Continuous Replication #

Now that you know how replication works under the hood, we share a neat little trick. When you add "continuous":true to the replication trigger object, CouchDB will not stop after replicate all missing documents from the source to the target. It will listen on CouchDB’s _changes API (see the Change Notifications chapter) and automatically replicate over any new docs as the come into the source to the target. In fact, they are not replicated right away, there’s a complex algorithm determining the ideal moment to replicate for maximum performance. The algorithm is complex and is fine-tuned every once in a while and documenting it here wouldn’t make much sense.

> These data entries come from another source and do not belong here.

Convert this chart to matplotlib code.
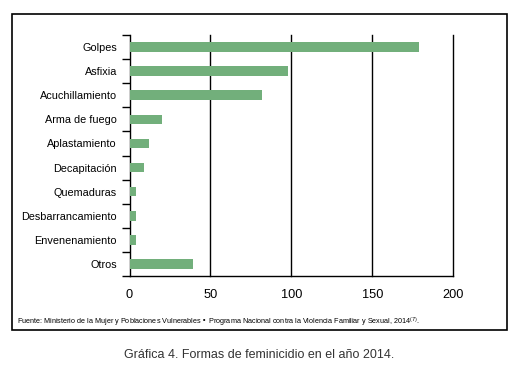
import matplotlib
matplotlib.use('Agg')
import matplotlib.pyplot as plt
from matplotlib.patches import Rectangle

# Data
categories = ['Golpes', 'Asfixia', 'Acuchillamiento', 'Arma de fuego', 'Aplastamiento',
              'Decapitación', 'Quemaduras', 'Desbarrancamiento', 'Envenenamiento', 'Otros']
values = [179, 98, 82, 20, 12, 9, 4, 4, 4, 39]
xticks = [0, 50, 100, 150, 200]

font = 'Liberation Sans'

fig = plt.figure(figsize=(5.18, 3.7), dpi=100)
ax = fig.add_axes([0.25, 0.254, 0.625, 0.6514])

ypos = list(range(len(categories)))
ax.barh(ypos, values, height=0.4, color='#72af7b', zorder=3)
ax.set_ylim(len(categories) - 0.5, -0.5)
ax.set_xlim(0, 200)

# vertical gridlines
for x in xticks[1:]:
    ax.axvline(x, color='black', lw=1.0, zorder=2, clip_on=False)

ax.spines['top'].set_visible(False)
ax.spines['right'].set_visible(False)
for s in ['left', 'bottom']:
    ax.spines[s].set_linewidth(1.0)

# y ticks at category boundaries, labels at centers
ax.set_yticks([i - 0.5 for i in range(len(categories) + 1)])
ax.set_yticklabels([])
ax.set_yticks(ypos, minor=True)
ax.set_yticklabels(categories, minor=True, fontfamily=font, fontsize=7.8)
ax.tick_params(axis='y', which='major', length=6, width=1.0, direction='out')
ax.tick_params(axis='y', which='minor', length=0, pad=9)

ax.set_xticks(xticks)
ax.set_xticklabels([str(v) for v in xticks], fontfamily=font, fontsize=9.2)
ax.tick_params(axis='x', which='major', length=0, pad=9)
ax.set_xticks([0], minor=True)
ax.tick_params(axis='x', which='minor', length=7, width=1.0, direction='out')

# outer frame
fig.patches.append(Rectangle((0.023, 0.108), 0.956, 0.854, transform=fig.transFigure,
                             fill=False, edgecolor='black', lw=1.2))

fig.text(0.033, 0.128, 'Fuente: Ministerio de la Mujer y Poblaciones Vulnerables \u2022 Programa Nacional contra la Violencia Familiar y Sexual, 2014$^{(7)}$.',
         fontsize=5.2, fontfamily=font, color='black', va='center')
fig.text(0.5, 0.04, 'Gráfica 4. Formas de feminicidio en el año 2014.',
         fontsize=9, fontfamily=font, color='#333333', ha='center', va='center')

fig.savefig('out.png', dpi=100)
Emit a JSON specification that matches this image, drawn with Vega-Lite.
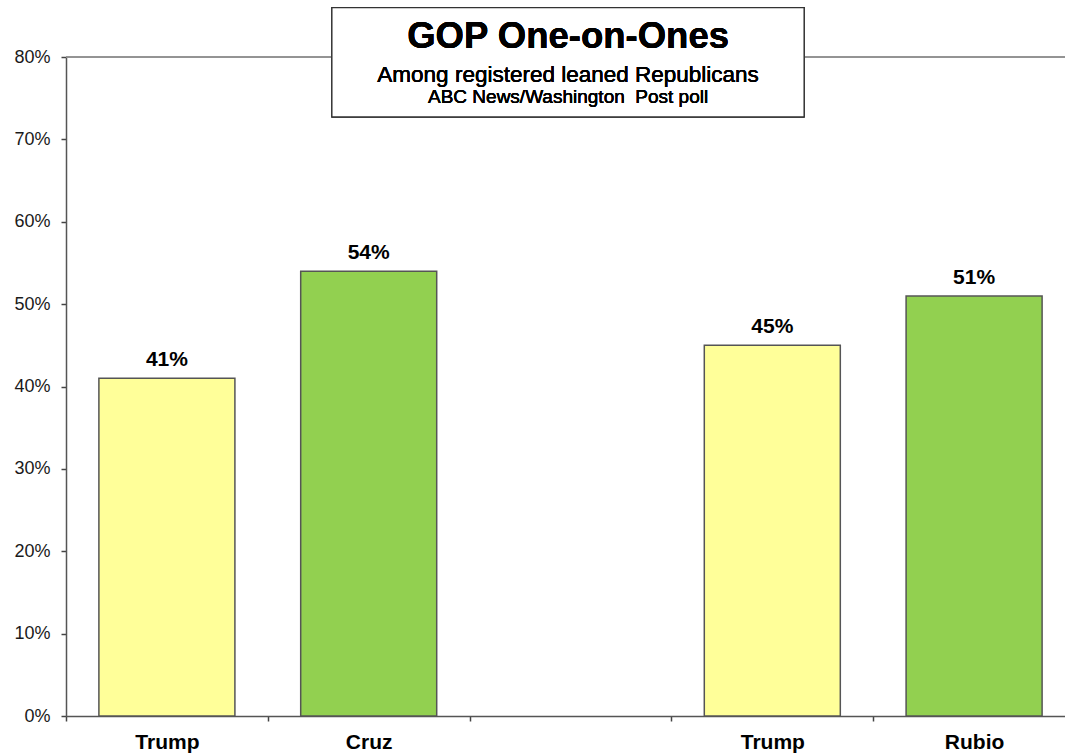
{
  "$schema": "https://vega.github.io/schema/vega-lite/v6.json",
  "width": 999,
  "height": 659,
  "autosize": {"type": "none"},
  "padding": {"left": 66, "top": 57, "right": 0, "bottom": 39},
  "background": "white",
  "config": {
    "view": {"stroke": null},
    "font": "Liberation Sans"
  },
  "data": {
    "values": [
      {"slot": "Trump1", "candidate": "Trump", "group": "Trump", "pct": 41},
      {"slot": "Cruz", "candidate": "Cruz", "group": "Challenger", "pct": 54},
      {"slot": "Trump2", "candidate": "Trump", "group": "Trump", "pct": 45},
      {"slot": "Rubio", "candidate": "Rubio", "group": "Challenger", "pct": 51}
    ]
  },
  "resolve": {"scale": {"x": "independent"}},
  "layer": [
    {
      "mark": {"type": "rule", "color": "#8c8c8c", "strokeWidth": 1},
      "encoding": {"y": {"datum": 80, "type": "quantitative"}}
    },
    {
      "layer": [
        {
          "mark": {"type": "bar", "stroke": "#555555", "strokeWidth": 1.5, "width": {"band": 0.674}},
          "encoding": {
            "color": {
              "field": "group",
              "type": "nominal",
              "scale": {"domain": ["Trump", "Challenger"], "range": ["#ffff99", "#92d050"]},
              "legend": null
            }
          }
        },
        {
          "transform": [{"calculate": "datum.pct + '%'", "as": "label"}],
          "mark": {"type": "text", "baseline": "bottom", "dy": -8, "fontSize": 21, "fontWeight": "bold", "font": "Liberation Sans", "color": "#000000"},
          "encoding": {
            "text": {"field": "label", "type": "nominal"}
          }
        }
      ],
      "encoding": {
        "x": {
          "field": "slot",
          "type": "nominal",
          "scale": {"domain": ["Trump1", "Cruz", "Gap", "Trump2", "Rubio"], "paddingInner": 0, "paddingOuter": 0, "range": [0, 1009]},
          "axis": {
            "title": null,
            "labelAngle": 0,
            "tickBand": "extent",
            "labelExpr": "datum.value == 'Trump1' || datum.value == 'Trump2' ? 'Trump' : datum.value == 'Gap' ? '' : datum.value",
            "labelFont": "Liberation Sans",
            "labelFontWeight": "bold",
            "labelFontSize": 21,
            "labelColor": "#000000",
            "labelPadding": 10,
            "domainColor": "#555555",
            "domainWidth": 1.5,
            "tickColor": "#444444",
            "tickSize": 5,
            "tickWidth": 1.5,
            "grid": false
          }
        },
        "y": {
          "field": "pct",
          "type": "quantitative",
          "scale": {"domain": [0, 80], "nice": false},
          "axis": {
            "title": null,
            "values": [0, 10, 20, 30, 40, 50, 60, 70, 80],
            "labelExpr": "datum.value + '%'",
            "labelFont": "Liberation Sans",
            "labelFontSize": 18,
            "labelColor": "#1a1a1a",
            "labelPadding": 11,
            "domainColor": "#555555",
            "domainWidth": 1.5,
            "tickColor": "#444444",
            "tickSize": 5,
            "tickWidth": 1.5,
            "grid": false
          }
        }
      }
    },
    {
      "layer": [
        {
          "mark": {"type": "rect", "fill": "white", "stroke": "#333333", "strokeWidth": 1.2},
          "encoding": {
            "x": {"datum": 1.331, "type": "quantitative", "scale": {"domain": [0, 5], "nice": false}, "axis": null},
            "x2": {"datum": 3.694},
            "y": {"datum": 86.0, "type": "quantitative"},
            "y2": {"datum": 72.72}
          }
        },
        {
          "mark": {"type": "text", "text": "GOP One-on-Ones", "fontSize": 36.5, "fontWeight": "bold", "font": "Liberation Sans", "baseline": "alphabetic", "align": "center", "color": "#000000"},
          "encoding": {
            "x": {"datum": 2.513, "type": "quantitative"},
            "y": {"datum": 81.06, "type": "quantitative"}
          }
        },
        {
          "mark": {"type": "text", "text": "Among registered leaned Republicans", "fontSize": 22.5, "font": "Liberation Sans", "baseline": "alphabetic", "align": "center", "color": "#000000"},
          "encoding": {
            "x": {"datum": 2.513, "type": "quantitative"},
            "y": {"datum": 77.0, "type": "quantitative"}
          }
        },
        {
          "mark": {"type": "text", "text": "ABC News/Washington\u00a0 Post poll", "fontSize": 19, "font": "Liberation Sans", "baseline": "alphabetic", "align": "center", "color": "#000000"},
          "encoding": {
            "x": {"datum": 2.513, "type": "quantitative"},
            "y": {"datum": 74.38, "type": "quantitative"}
          }
        }
      ]
    }
  ]
}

> curl -X POST http://127.0.0.1:5984/_replicate \
  -d '{"source":"db", "target":"db-replica", "continuous":true}'

At the time of writing, CouchDB doesn’t remember continuous replications over a server restart. For the time being, you are required to trigger them again, when you restart CouchDB. In the future, CouchDB will allow you to define permanent continuous replications that survive a server restart without you having to do anything.

That’s it? #

Replication is the foundation on which the following chapters build on. Make sure you understood this chapter. If you don’t feel comfortable yet, just read it again and play around with the replication interface in Futon.

We haven’t yet told you everything about replication. The next chapters show your how to manage replication conflicts (see the Conflict Management chapter), how to use a set of synchronized CouchDB instances for load balancing (see the Load Balancing chapter) and how to build a cluster of CouchDB’s that can handle more data or write requests than a single node (see the Clustering chapter).